The target is a coherent “National Law – Industry Standards – Governance Consensus” hybrid system.

C. Governance Architecture: Fostering an Inclusive and Prudential Institutional Environment

1. Optimized Institutional Configuration:

• Clarifying Authority: The CAAC, as the primary regulator, should establish a dedicated data management department within its air traffic management system to own data security and utilization strategy for civilian UAV. The National Data Administration and its local counterparts should provide cross-sectoral coordination, technical standard setting, and incentive design. Public security and state security organs must enhance their technical enforcement capabilities against illegal data activities.
• Building Multi-Stakeholder Co-governance: Industry associations must be empowered to develop and enforce self-regulatory codes of conduct. This leverages industry expertise for “bottom-up” governance that is more responsive to new risks, complementing “top-down” state regulation with a layer of prudential, flexible oversight.

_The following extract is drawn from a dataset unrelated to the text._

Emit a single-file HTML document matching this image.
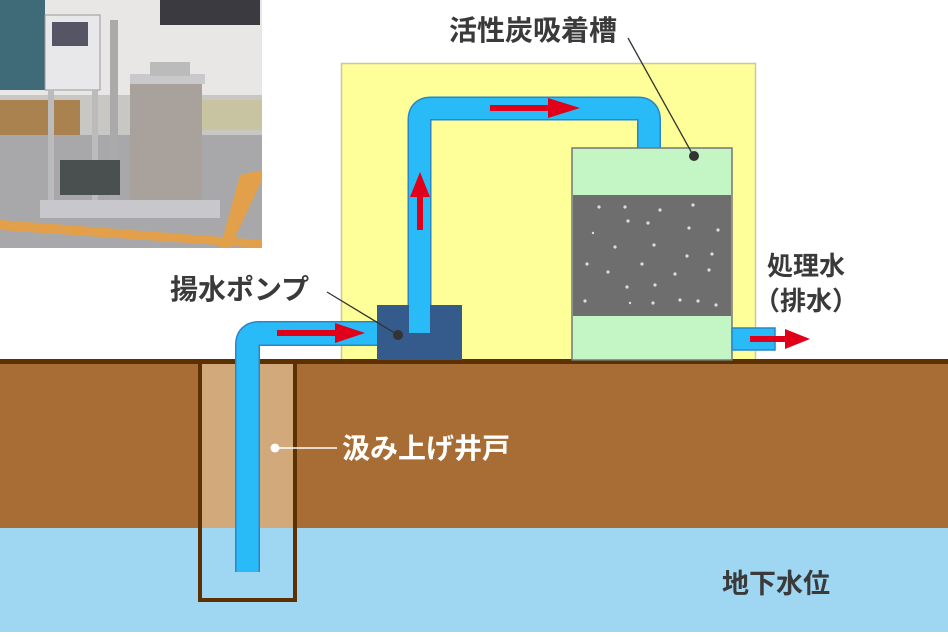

2. Innovative Governance Tools:

• Collaborative Digital Platforms: Enhance platforms like the Unmanned Aircraft System Management Platform (UOM) with modules for data compliance, real-time risk monitoring dashboards for regulators, and clear privacy notices for users. Invest in the underlying data infrastructure (computing power, secure cloud) to support advanced civilian UAV data services and trusted data exchange.
• Adopting Regulatory Sandboxes: Implement a structured sandbox process for innovative civilian UAV data applications:
  1. Rule Design: CAAC and National Data Administration jointly set test parameters and oversight rules.
  2. Application: Firms apply, with access criteria favoring SMEs to foster innovation.
  3. Testing: In a controlled environment, evaluate data use efficiency and novel security risks.
  4. Exit/Scale: Successful tests lead to simplified compliance pathways; tests are halted if unmanageable risks emerge, with mechanisms for re-application.

In conclusion, as the low-altitude economy expands, the governance of civilian UAV data will become increasingly determinant of the sector’s sustainable and secure growth. By systematically integrating the ontological and efficacy dimensions of data security with the adaptive, participatory mechanisms of agile governance, China can construct a forward-looking pathway. This pathway, realized through a localized philosophy, a hybrid legal system, and an inclusive institutional architecture, aims not merely to manage risks but to proactively enable the safe release of data value. In doing so, it can secure the healthy development of its low-altitude economy while contributing a viable “Chinese experience” to the global discourse on governing emerging technologies.